Entries linking to prithee
early 13c., preien, "ask earnestly, beg (someone)," also (c. 1300) in a religious sense, "pray to a god or saint," from Old French preier "to pray" (c. 900, Modern French prier), from Vulgar Latin *precare (also source of Italian pregare), from Latin precari "ask earnestly, beg, entreat," from *prex (plural preces, genitive precis) "prayer, request, entreaty," from PIE root *prek- "to ask, request, entreat."
From early 14c. as "to invite." The deferential parenthetical expression I pray you, "please, if you will," attested from late 14c. (from c. 1300 as I pray thee), was contracted to pray in 16c. Related: Prayed; praying.
Praying mantis attested from 1809 (praying locust is from 1752; praying insect by 1816; see mantis).

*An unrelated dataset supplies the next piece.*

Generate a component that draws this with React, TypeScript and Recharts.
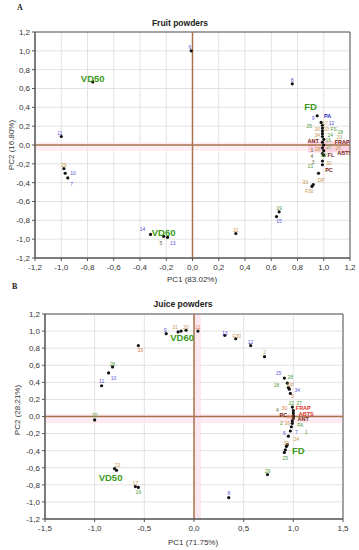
import React from 'react';
import { ScatterChart, Scatter, XAxis, YAxis, CartesianGrid, ReferenceLine, ReferenceArea } from 'recharts';

// ---------- ticks ----------
const aTicks = [-1.2, -1.0, -0.8, -0.6, -0.4, -0.2, 0.0, 0.2, 0.4, 0.6, 0.8, 1.0, 1.2];
const bXTicks = [-1.5, -1.0, -0.5, 0.0, 0.5, 1.0, 1.5];
const bYTicks = [-1.2, -1.0, -0.8, -0.6, -0.4, -0.2, 0.0, 0.2, 0.4, 0.6, 0.8, 1.0, 1.2];

// ---------- Panel A : Fruit powders ----------
const aDotX = [-0.01, -0.76, 0.76, -1.0, 0.95, -0.98, -0.97, -0.95, -0.32, -0.22, -0.19, 0.33, 0.66, 0.64, 0.96, 0.92, 0.91, 0.99, 0.99,
  0.98, 0.99, 0.99, 0.99, 0.99, 0.99, 1.0, 0.99, 1.0, 0.99, 1.0, 0.99, 1.0];
const aDotY = [1.0, 0.67, 0.65, 0.09, 0.31, -0.25, -0.3, -0.35, -0.95, -0.97, -0.98, -0.94, -0.71, -0.76, -0.3, -0.42, -0.44, -0.17, -0.21,
  0.24, 0.21, 0.18, 0.15, 0.12, 0.09, 0.06, 0.03, 0.0, -0.03, -0.06, -0.09, -0.11];

const aLabelText = ['6', 'VD50', '8', '11', 'FD', '9', 'PA', '25', '17', '12', '30', '20', 'FS', '18', '34', '24', '23', 'ANT', '16', 'FRAP',
  '28', '27', '26', '1', '4', '3', '22', 'FL', 'ABTS', '21', '32', 'PC', 'DP', '33', 'F30', '29', '10', '7', '14', 'VD60', '5', '13', '31', '19', '15'];
const aLabelX = [-0.02, -0.76, 0.76, -1.01, 0.9, 0.92, 1.03, 0.89, 1.01, 1.06, 0.95, 1.02, 1.075, 1.125, 0.95, 1.05, 1.12, 0.92, 1.035, 1.14,
  0.955, 1.04, 1.11, 0.91, 0.91, 0.92, 1.0, 1.055, 1.16, 0.9, 1.04, 1.04, 0.98, 0.86, 0.89, -0.98, -0.91, -0.92, -0.38, -0.22, -0.24, -0.15, 0.33, 0.66, 0.66];
const aLabelY = [1.04, 0.71, 0.69, 0.13, 0.41, 0.29, 0.31, 0.2, 0.23, 0.23, 0.17, 0.17, 0.17, 0.14, 0.11, 0.11, 0.08, 0.04, 0.05, 0.03,
  -0.04, -0.02, -0.03, -0.05, -0.115, -0.18, -0.11, -0.11, -0.09, -0.22, -0.19, -0.27, -0.37, -0.39, -0.49, -0.21, -0.3, -0.41, -0.89, -0.93, -1.04, -1.04, -0.9, -0.67, -0.81];
const aLabelKind = ['b', 'G', 'b', 'b', 'G', 'b', 'B', 'g', 'o', 'b', 'o', 'o', 'g', 'g', 'o', 'g', 'o', 'v', 'g', 'v',
  'o', 'g', 'o', 'd', 'd', 'd', 'g', 'v', 'v', 'g', 'o', 'v', 'o', 'o', 'o', 'o', 'b', 'b', 'b', 'G', 'd', 'b', 'o', 'g', 'b'];

// ---------- Panel B : Juice powders ----------
const bDotX = [-0.28, -0.16, -0.13, -0.08, 0.04, 0.31, 0.42, 0.57, 0.71, -0.56, -0.82, -0.86, -0.93, 0.91, 0.94, 0.95, 0.96, 0.97,
  0.99, 1.0, 1.0, 1.0, 1.0, 0.99, 0.99, 0.98, 0.97, 0.95, 0.94, 0.93, 0.92, 0.91, -1.0, -0.8, -0.78, -0.59, -0.56, 0.74, 0.35];
const bDotY = [0.97, 0.99, 1.0, 1.01, 1.0, 0.95, 0.91, 0.83, 0.7, 0.83, 0.58, 0.51, 0.36, 0.45, 0.39, 0.34, 0.32, 0.27,
  0.11, 0.07, 0.04, 0.01, -0.02, -0.05, -0.08, -0.12, -0.17, -0.23, -0.33, -0.35, -0.39, -0.42, -0.04, -0.61, -0.63, -0.82, -0.83, -0.68, -0.95];

const bLabelText = ['9', '31', '20', 'VD60', '11', '13', 'F30', '12', '2', '33', '26', '10', '11', '15', '28', '18', 'DP', '34', '3', '22', '27',
  'FRAP', '4', '30', 'PC', 'ABTS', 'FS', 'ANT', '2', '16', 'PA', '6', '7', '1', '24', '32', 'FD', '25', '20', '23', 'VD50', '17', '19', '29', '8'];
const bLabelX = [-0.29, -0.19, -0.08, -0.12, 0.04, 0.31, 0.43, 0.57, 0.71, -0.54, -0.82, -0.81, -0.93, 0.85, 0.97, 0.83, 0.97, 1.04, 0.99, 0.98, 1.06,
  1.1, 0.84, 0.91, 0.9, 1.13, 0.97, 1.1, 0.88, 0.94, 1.07, 0.91, 1.03, 1.13, 1.03, 0.93, 1.05, 0.92, -1.0, -0.77, -0.84, -0.59, -0.56, 0.74, 0.35];
const bLabelY = [1.01, 1.05, 1.05, 0.93, 1.05, 0.98, 0.94, 0.87, 0.75, 0.78, 0.62, 0.45, 0.41, 0.51, 0.46, 0.37, 0.37, 0.31, 0.235, 0.16, 0.16,
  0.095, 0.08, 0.095, 0.02, 0.03, -0.01, -0.035, -0.08, -0.08, -0.1, -0.19, -0.185, -0.18, -0.265, -0.31, -0.4, -0.48, 0.02, -0.57, -0.71, -0.78, -0.88, -0.64, -0.89];
const bLabelKind = ['b', 'o', 'o', 'G', 'r', 'b', 'o', 'b', 'o', 'r', 'g', 'b', 'b', 'b', 'g', 'g', 'o', 'b', 'r', 'g', 'g',
  'vr', 'd', 'r', 'v', 'vr', 'r', 'v', 'g', 'o', 'g', 'b', 'b', 'g', 'o', 'o', 'G', 'g', 'g', 'o', 'G', 'o', 'g', 'g', 'b'];

// ---------- styling ----------
const KIND_STYLE: Record<string, { color: string; size: number; weight: string }> = {
  b: { color: '#5a4fd8', size: 5, weight: 'normal' },
  B: { color: '#2f2fc0', size: 5.5, weight: 'bold' },
  o: { color: '#c9964c', size: 5, weight: 'normal' },
  r: { color: '#e47a45', size: 5, weight: 'normal' },
  g: { color: '#4f9a3a', size: 5, weight: 'normal' },
  d: { color: '#6b5a40', size: 5, weight: 'normal' },
  v: { color: '#7a1c10', size: 5.5, weight: 'bold' },
  vr: { color: '#d8352a', size: 5.5, weight: 'bold' },
  G: { color: '#3a9a1a', size: 9.5, weight: 'bold' },
};

const FONT = '"Liberation Sans", Arial, sans-serif';
const fmt = (v: number) => v.toFixed(1).replace('.', ',');

const zip = (xs: number[], ys: number[]) => xs.map((x, i) => ({ x, y: ys[i] }));
const zipLabels = (t: string[], xs: number[], ys: number[], k: string[]) =>
  t.map((text, i) => ({ text, x: xs[i], y: ys[i], kind: k[i] }));

const aDots = zip(aDotX, aDotY);
const bDots = zip(bDotX, bDotY);
const aLabels = zipLabels(aLabelText, aLabelX, aLabelY, aLabelKind);
const bLabels = zipLabels(bLabelText, bLabelX, bLabelY, bLabelKind);

const DotShape = (p: any) => <circle cx={p.cx} cy={p.cy} r={1.6} fill="#111" />;
const LabelShape = (p: any) => {
  const st = KIND_STYLE[p.payload.kind];
  return (
    <text x={p.cx} y={p.cy} textAnchor="middle" dominantBaseline="central" fontSize={st.size}
      fontWeight={st.weight} fill={st.color} fontFamily={FONT}>{p.payload.text}</text>
  );
};

const tickStyle = { fontSize: 8, fill: '#333', fontFamily: FONT };
const axisColor = '#555';
const zeroColor = '#a8734c';

export default function App() {
  return (
    <div style={{ position: 'absolute', left: 0, top: 0, width: 359, height: 550, background: '#fff' }}>
      <div style={{ position: 'absolute', left: 0, top: 0 }}>
        <ScatterChart width={359} height={280} margin={{ top: 32, right: 9, bottom: 2, left: 5 }}>
          <CartesianGrid stroke="#e2e2e2" />
          <ReferenceArea x1={-1.2} x2={1.2} y1={-0.06} y2={0.03} fill="#fde6ee" fillOpacity={0.7} stroke="none" />
          <ReferenceArea x1={0.88} x2={1.2} y1={-0.08} y2={0.04} fill="#f7bfd2" fillOpacity={0.6} stroke="none" />
          <XAxis type="number" dataKey="x" domain={[-1.2, 1.2]} ticks={aTicks} tickFormatter={fmt} height={20}
            tick={tickStyle} tickSize={3} tickMargin={3} stroke={axisColor} allowDataOverflow interval={0} />
          <YAxis type="number" dataKey="y" domain={[-1.2, 1.2]} ticks={aTicks} tickFormatter={fmt} width={30}
            tick={tickStyle} tickSize={3} tickMargin={2} stroke={axisColor} allowDataOverflow interval={0} />
          <ReferenceArea x1={-1.2} x2={1.2} y1={-1.2} y2={1.2} fill="none" stroke={axisColor} strokeWidth={1} />
          <ReferenceLine x={0} stroke={zeroColor} strokeWidth={1.5} />
          <ReferenceLine y={0} stroke={zeroColor} strokeWidth={1.5} />
          <Scatter data={aDots} shape={DotShape} isAnimationActive={false} />
          <Scatter data={aLabels} shape={LabelShape} isAnimationActive={false} />
        </ScatterChart>
      </div>
      <div style={{ position: 'absolute', left: 0, top: 280 }}>
        <ScatterChart width={359} height={270} margin={{ top: 34, right: 16, bottom: 11, left: 15 }}>
          <CartesianGrid stroke="#e2e2e2" />
          <ReferenceArea x1={-1.5} x2={1.5} y1={-0.08} y2={0.03} fill="#fde6ee" fillOpacity={0.8} stroke="none" />
          <ReferenceArea x1={0} x2={0.07} y1={-1.2} y2={1.2} fill="#fde6ee" fillOpacity={0.9} stroke="none" />
          <XAxis type="number" dataKey="x" domain={[-1.5, 1.5]} ticks={bXTicks} tickFormatter={fmt} height={20}
            tick={tickStyle} tickSize={3} tickMargin={3} stroke={axisColor} allowDataOverflow interval={0} />
          <YAxis type="number" dataKey="y" domain={[-1.2, 1.2]} ticks={bYTicks} tickFormatter={fmt} width={30}
            tick={tickStyle} tickSize={3} tickMargin={2} stroke={axisColor} allowDataOverflow interval={0} />
          <ReferenceArea x1={-1.5} x2={1.5} y1={-1.2} y2={1.2} fill="none" stroke={axisColor} strokeWidth={1} />
          <ReferenceLine x={0} stroke={zeroColor} strokeWidth={1.5} />
          <ReferenceLine y={0} stroke={zeroColor} strokeWidth={1.5} />
          <Scatter data={bDots} shape={DotShape} isAnimationActive={false} />
          <Scatter data={bLabels} shape={LabelShape} isAnimationActive={false} />
        </ScatterChart>
      </div>
      <svg width={359} height={550} style={{ position: 'absolute', left: 0, top: 0, pointerEvents: 'none' }}>
        <text x={17} y={10} fontSize={8} fontWeight="bold" fontFamily='"Liberation Serif", serif' fill="#222">A</text>
        <text x={180} y={26} textAnchor="middle" fontSize={8.5} fontWeight="bold" fontFamily={FONT} fill="#222">Fruit powders</text>
        <text x={192} y={282} textAnchor="middle" fontSize={8} fontFamily={FONT} fill="#333">PC1 (83.02%)</text>
        <text x={0} y={0} transform="translate(14,145) rotate(-90)" textAnchor="middle" fontSize={8} fontFamily={FONT} fill="#333">PC2 (16.80%)</text>
        <text x={12} y={289} fontSize={8} fontWeight="bold" fontFamily='"Liberation Serif", serif' fill="#222">B</text>
        <text x={183} y={307} textAnchor="middle" fontSize={8.5} fontWeight="bold" fontFamily={FONT} fill="#222">Juice powders</text>
        <text x={193} y={545} textAnchor="middle" fontSize={8} fontFamily={FONT} fill="#333">PC1 (71.75%)</text>
        <text x={0} y={0} transform="translate(20,410) rotate(-90)" textAnchor="middle" fontSize={8} fontFamily={FONT} fill="#333">PC2 (28.21%)</text>
      </svg>
    </div>
  );
}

The Gardener's Monthly of July 1861 lists other names for it as camel cricket, soothsayer, and rear horse.
Proto-Indo-European root meaning "to ask, entreat."
It forms all or part of: deprecate; deprecation; expostulate; imprecate; imprecation; postulate; pray; prayer; precarious; precatory; prithee.
It is the hypothetical source of/evidence for its existence is provided by: Sanskrit prasna-, Avestan frashna- "question;" Sanskrit prcchati, Avestan peresaiti "interrogates;" Latin precari "ask earnestly, beg, entreat;" Old Church Slavonic prositi, Lithuanian prašyti "to ask, beg;" Old High German frahen, German fragen, Old English fricgan "to ask" a question.